Патронирование искусства давало дополнительные преимущества в виде доступа в мир знаменитостей — прославленных певцов, киноактеров, писателей и ученых с международным именем, — притягивавший членов сталинского Политбюро точно так же, как звезды Голливуда и спорта притягивают современных американских политиков. Подобно правителям многих стран, сталинские политики явно считали, что связи с учеными и деятелями искусства их украшают. До некоторой степени патронаж для советских лидеров служил показателем «культурности». Тройский в рассказе, приведенном выше, признается, что был смущен, но вместе с тем и польщен преувеличенным выражением восхищения со стороны художников — «старых прославленных мастеров живописи»{449}.
В риске, связанном с покровительством попавшему в немилость человеку, который имел громкое имя в мире деятелей культуры, было даже что-то заманчивое. Чаще всего это видно на примере патронов «среднего звена», например редакторов журналов, решавшихся напечатать опасные стихи или рассказ, дабы заслужить своей смелостью почет у интеллигенции. Но, возможно, те же мотивы действовали и на более высоком уровне, как показывает, например, патронаж Вышинского над бывшим эмигрантом Вертинским, чье полуопальное положение подчеркивалось запретом на рекламу концертов, которые ему время от времени позволяли давать после возвращения{450}.

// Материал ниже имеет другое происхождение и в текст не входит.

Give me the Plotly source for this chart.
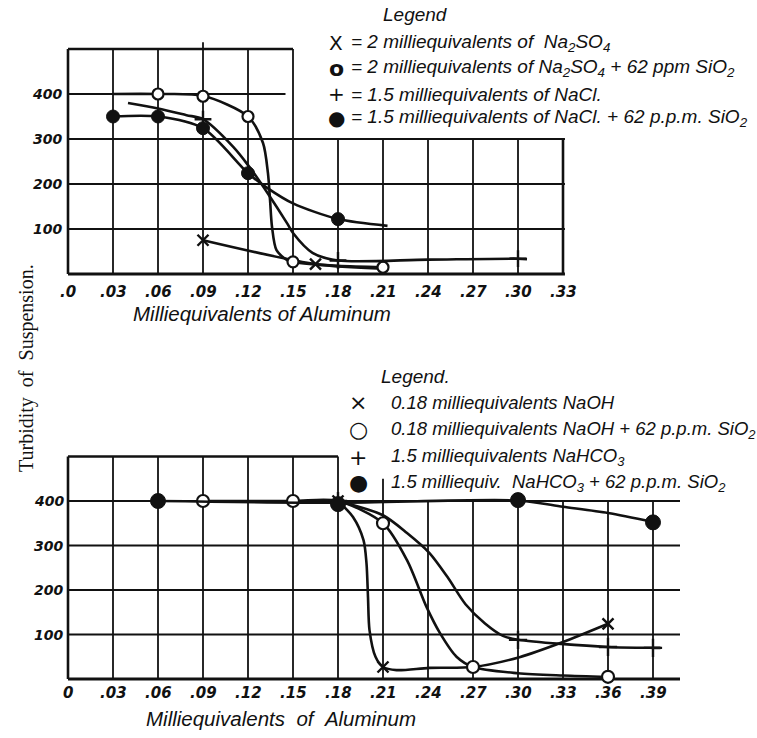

* * *Патронажные сети имеют большое значение для функционирования многих обществ, а патронирование искусств в той или иной форме существует практически во всех, но насколько важен патронаж в повседневном быту клиентов и патронов — зависит от того, насколько серьезно и часто клиенты нуждаются в защите. Сталинская Россия была опасным местом. Неуверенность, вечная угроза личной катастрофы была фактом жизни и низших социальных слоев, и элиты (может быть, еще в большей степени). Даже среди привилегированной интеллигенции человек не так уж редко мог внезапно оказаться в отчаянном положении в результате потери квартиры, права на льготное снабжение или после несчастного случая на работе, объявленного «вредительством». Арест или публичное очернение, с большой вероятностью влекущее за собой увольнение и арест, случались не менее часто. Наличие патрона, к которому можно «пойти», в таких условиях порой означало возможность выжить.
Это одна из черт советского патронажа, отличающая его от патронажа в России позднего имперского периода или в большинстве других современных обществ. Другая отличительная черта заключалась в том, что товаров и услуг в сталинский период хронически не хватало и партия-государство монопольно контролировало их распределение. И если кому-то не повезло иметь приличную квартиру в Москве, как мог он ее получить, не обращаясь к патрону? Если тяжело заболел ребенок, как иначе найти для него хорошего доктора и хорошую больницу? Если ты потерял работу или тебе по чьему-то произволу отказали в доступе в «закрытый» продовольственный магазин, как уладить дело без помощи патрона? Плохое функционирование советской правовой системы — еще одна черта сталинского общества, которая делала патронаж — так же как и его более скромный аналог, практику ходатайств — жизненной необходимостью.